What is needed
Your task is to copy the listing exactly. Drop any pictures from the copy.

#####

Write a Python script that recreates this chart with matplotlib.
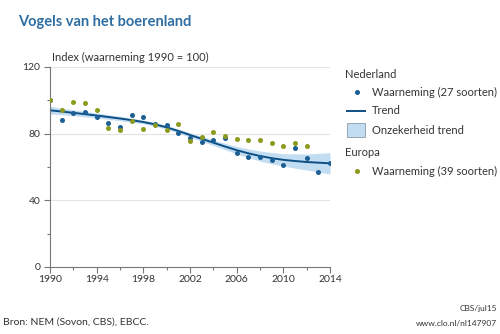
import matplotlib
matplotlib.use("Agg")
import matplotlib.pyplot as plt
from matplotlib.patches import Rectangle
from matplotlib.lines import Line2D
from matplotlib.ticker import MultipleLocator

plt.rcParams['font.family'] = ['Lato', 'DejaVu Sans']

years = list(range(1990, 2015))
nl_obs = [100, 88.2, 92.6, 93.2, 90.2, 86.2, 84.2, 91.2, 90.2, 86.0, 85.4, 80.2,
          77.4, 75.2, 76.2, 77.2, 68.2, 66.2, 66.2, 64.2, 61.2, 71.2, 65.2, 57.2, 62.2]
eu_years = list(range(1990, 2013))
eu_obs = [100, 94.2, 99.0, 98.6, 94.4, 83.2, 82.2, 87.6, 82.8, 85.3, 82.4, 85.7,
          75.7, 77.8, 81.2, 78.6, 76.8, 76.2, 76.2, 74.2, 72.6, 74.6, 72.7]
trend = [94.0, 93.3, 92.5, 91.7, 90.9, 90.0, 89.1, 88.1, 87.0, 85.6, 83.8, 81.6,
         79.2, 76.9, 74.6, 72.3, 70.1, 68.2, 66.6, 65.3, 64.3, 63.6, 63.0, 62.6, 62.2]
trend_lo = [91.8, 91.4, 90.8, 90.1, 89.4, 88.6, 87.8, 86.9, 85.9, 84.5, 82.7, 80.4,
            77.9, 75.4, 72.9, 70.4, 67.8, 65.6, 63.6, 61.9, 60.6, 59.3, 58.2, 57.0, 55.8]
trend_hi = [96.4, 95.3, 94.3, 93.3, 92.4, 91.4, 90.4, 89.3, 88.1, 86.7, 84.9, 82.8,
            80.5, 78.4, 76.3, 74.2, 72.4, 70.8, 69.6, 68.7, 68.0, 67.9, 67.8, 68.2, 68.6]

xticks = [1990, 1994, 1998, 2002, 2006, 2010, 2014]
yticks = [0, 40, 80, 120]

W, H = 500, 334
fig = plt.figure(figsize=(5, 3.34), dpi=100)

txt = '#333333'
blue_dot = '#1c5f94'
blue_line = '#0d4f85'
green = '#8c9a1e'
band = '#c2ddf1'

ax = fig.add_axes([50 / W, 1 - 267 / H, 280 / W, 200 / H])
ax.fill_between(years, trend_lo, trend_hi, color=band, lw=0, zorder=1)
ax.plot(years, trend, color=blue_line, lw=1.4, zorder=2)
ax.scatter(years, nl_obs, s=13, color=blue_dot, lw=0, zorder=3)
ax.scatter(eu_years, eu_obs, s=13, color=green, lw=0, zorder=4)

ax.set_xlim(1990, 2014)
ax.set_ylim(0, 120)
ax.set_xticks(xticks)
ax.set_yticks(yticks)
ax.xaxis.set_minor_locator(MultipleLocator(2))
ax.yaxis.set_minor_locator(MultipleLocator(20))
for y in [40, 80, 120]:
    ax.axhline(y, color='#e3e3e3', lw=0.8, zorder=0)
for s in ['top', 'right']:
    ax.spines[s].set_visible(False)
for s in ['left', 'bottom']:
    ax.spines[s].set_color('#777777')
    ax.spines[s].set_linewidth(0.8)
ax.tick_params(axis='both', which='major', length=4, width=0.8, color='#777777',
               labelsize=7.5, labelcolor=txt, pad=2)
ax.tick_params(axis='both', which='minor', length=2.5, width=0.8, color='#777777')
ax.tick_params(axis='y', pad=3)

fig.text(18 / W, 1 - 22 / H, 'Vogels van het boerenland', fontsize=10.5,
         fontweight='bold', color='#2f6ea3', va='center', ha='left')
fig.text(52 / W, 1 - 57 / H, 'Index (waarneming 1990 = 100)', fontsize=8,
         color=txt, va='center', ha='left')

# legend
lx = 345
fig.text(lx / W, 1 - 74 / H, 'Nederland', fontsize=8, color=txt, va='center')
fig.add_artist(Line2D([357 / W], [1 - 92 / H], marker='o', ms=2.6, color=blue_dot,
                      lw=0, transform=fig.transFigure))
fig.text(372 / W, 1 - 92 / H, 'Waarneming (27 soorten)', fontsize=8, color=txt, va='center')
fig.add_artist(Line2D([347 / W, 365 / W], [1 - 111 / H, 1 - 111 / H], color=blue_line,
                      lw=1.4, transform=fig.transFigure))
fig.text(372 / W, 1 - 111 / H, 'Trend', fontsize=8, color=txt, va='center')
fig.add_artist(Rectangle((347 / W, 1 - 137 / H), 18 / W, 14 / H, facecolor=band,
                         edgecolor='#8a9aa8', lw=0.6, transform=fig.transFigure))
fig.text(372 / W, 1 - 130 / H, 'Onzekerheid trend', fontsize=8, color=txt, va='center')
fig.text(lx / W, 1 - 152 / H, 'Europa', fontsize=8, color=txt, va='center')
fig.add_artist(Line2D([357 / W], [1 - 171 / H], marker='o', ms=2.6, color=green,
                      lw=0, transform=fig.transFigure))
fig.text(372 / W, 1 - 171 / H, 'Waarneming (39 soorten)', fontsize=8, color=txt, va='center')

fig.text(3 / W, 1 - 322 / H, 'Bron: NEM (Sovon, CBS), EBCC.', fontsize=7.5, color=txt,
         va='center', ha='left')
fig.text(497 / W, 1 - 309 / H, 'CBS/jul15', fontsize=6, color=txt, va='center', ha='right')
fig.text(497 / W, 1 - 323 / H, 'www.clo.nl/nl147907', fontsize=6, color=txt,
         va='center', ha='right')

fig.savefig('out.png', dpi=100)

#####

Solution for this exercise
Write a Python script that recreates this chart with matplotlib.
import matplotlib
matplotlib.use("Agg")
import matplotlib.pyplot as plt
from matplotlib.patches import Rectangle
from matplotlib.lines import Line2D
from matplotlib.ticker import MultipleLocator

plt.rcParams['font.family'] = ['Lato', 'DejaVu Sans']

years = list(range(1990, 2015))
nl_obs = [100, 88.2, 92.6, 93.2, 90.2, 86.2, 84.2, 91.2, 90.2, 86.0, 85.4, 80.2,
          77.4, 75.2, 76.2, 77.2, 68.2, 66.2, 66.2, 64.2, 61.2, 71.2, 65.2, 57.2, 62.2]
eu_years = list(range(1990, 2013))
eu_obs = [100, 94.2, 99.0, 98.6, 94.4, 83.2, 82.2, 87.6, 82.8, 85.3, 82.4, 85.7,
          75.7, 77.8, 81.2, 78.6, 76.8, 76.2, 76.2, 74.2, 72.6, 74.6, 72.7]
trend = [94.0, 93.3, 92.5, 91.7, 90.9, 90.0, 89.1, 88.1, 87.0, 85.6, 83.8, 81.6,
         79.2, 76.9, 74.6, 72.3, 70.1, 68.2, 66.6, 65.3, 64.3, 63.6, 63.0, 62.6, 62.2]
trend_lo = [91.8, 91.4, 90.8, 90.1, 89.4, 88.6, 87.8, 86.9, 85.9, 84.5, 82.7, 80.4,
            77.9, 75.4, 72.9, 70.4, 67.8, 65.6, 63.6, 61.9, 60.6, 59.3, 58.2, 57.0, 55.8]
trend_hi = [96.4, 95.3, 94.3, 93.3, 92.4, 91.4, 90.4, 89.3, 88.1, 86.7, 84.9, 82.8,
            80.5, 78.4, 76.3, 74.2, 72.4, 70.8, 69.6, 68.7, 68.0, 67.9, 67.8, 68.2, 68.6]

xticks = [1990, 1994, 1998, 2002, 2006, 2010, 2014]
yticks = [0, 40, 80, 120]

W, H = 500, 334
fig = plt.figure(figsize=(5, 3.34), dpi=100)

txt = '#333333'
blue_dot = '#1c5f94'
blue_line = '#0d4f85'
green = '#8c9a1e'
band = '#c2ddf1'

ax = fig.add_axes([50 / W, 1 - 267 / H, 280 / W, 200 / H])
ax.fill_between(years, trend_lo, trend_hi, color=band, lw=0, zorder=1)
ax.plot(years, trend, color=blue_line, lw=1.4, zorder=2)
ax.scatter(years, nl_obs, s=13, color=blue_dot, lw=0, zorder=3)
ax.scatter(eu_years, eu_obs, s=13, color=green, lw=0, zorder=4)

ax.set_xlim(1990, 2014)
ax.set_ylim(0, 120)
ax.set_xticks(xticks)
ax.set_yticks(yticks)
ax.xaxis.set_minor_locator(MultipleLocator(2))
ax.yaxis.set_minor_locator(MultipleLocator(20))
for y in [40, 80, 120]:
    ax.axhline(y, color='#e3e3e3', lw=0.8, zorder=0)
for s in ['top', 'right']:
    ax.spines[s].set_visible(False)
for s in ['left', 'bottom']:
    ax.spines[s].set_color('#777777')
    ax.spines[s].set_linewidth(0.8)
ax.tick_params(axis='both', which='major', length=4, width=0.8, color='#777777',
               labelsize=7.5, labelcolor=txt, pad=2)
ax.tick_params(axis='both', which='minor', length=2.5, width=0.8, color='#777777')
ax.tick_params(axis='y', pad=3)

fig.text(18 / W, 1 - 22 / H, 'Vogels van het boerenland', fontsize=10.5,
         fontweight='bold', color='#2f6ea3', va='center', ha='left')
fig.text(52 / W, 1 - 57 / H, 'Index (waarneming 1990 = 100)', fontsize=8,
         color=txt, va='center', ha='left')

# legend
lx = 345
fig.text(lx / W, 1 - 74 / H, 'Nederland', fontsize=8, color=txt, va='center')
fig.add_artist(Line2D([357 / W], [1 - 92 / H], marker='o', ms=2.6, color=blue_dot,
                      lw=0, transform=fig.transFigure))
fig.text(372 / W, 1 - 92 / H, 'Waarneming (27 soorten)', fontsize=8, color=txt, va='center')
fig.add_artist(Line2D([347 / W, 365 / W], [1 - 111 / H, 1 - 111 / H], color=blue_line,
                      lw=1.4, transform=fig.transFigure))
fig.text(372 / W, 1 - 111 / H, 'Trend', fontsize=8, color=txt, va='center')
fig.add_artist(Rectangle((347 / W, 1 - 137 / H), 18 / W, 14 / H, facecolor=band,
                         edgecolor='#8a9aa8', lw=0.6, transform=fig.transFigure))
fig.text(372 / W, 1 - 130 / H, 'Onzekerheid trend', fontsize=8, color=txt, va='center')
fig.text(lx / W, 1 - 152 / H, 'Europa', fontsize=8, color=txt, va='center')
fig.add_artist(Line2D([357 / W], [1 - 171 / H], marker='o', ms=2.6, color=green,
                      lw=0, transform=fig.transFigure))
fig.text(372 / W, 1 - 171 / H, 'Waarneming (39 soorten)', fontsize=8, color=txt, va='center')

fig.text(3 / W, 1 - 322 / H, 'Bron: NEM (Sovon, CBS), EBCC.', fontsize=7.5, color=txt,
         va='center', ha='left')
fig.text(497 / W, 1 - 309 / H, 'CBS/jul15', fontsize=6, color=txt, va='center', ha='right')
fig.text(497 / W, 1 - 323 / H, 'www.clo.nl/nl147907', fontsize=6, color=txt,
         va='center', ha='right')

fig.savefig('out.png', dpi=100)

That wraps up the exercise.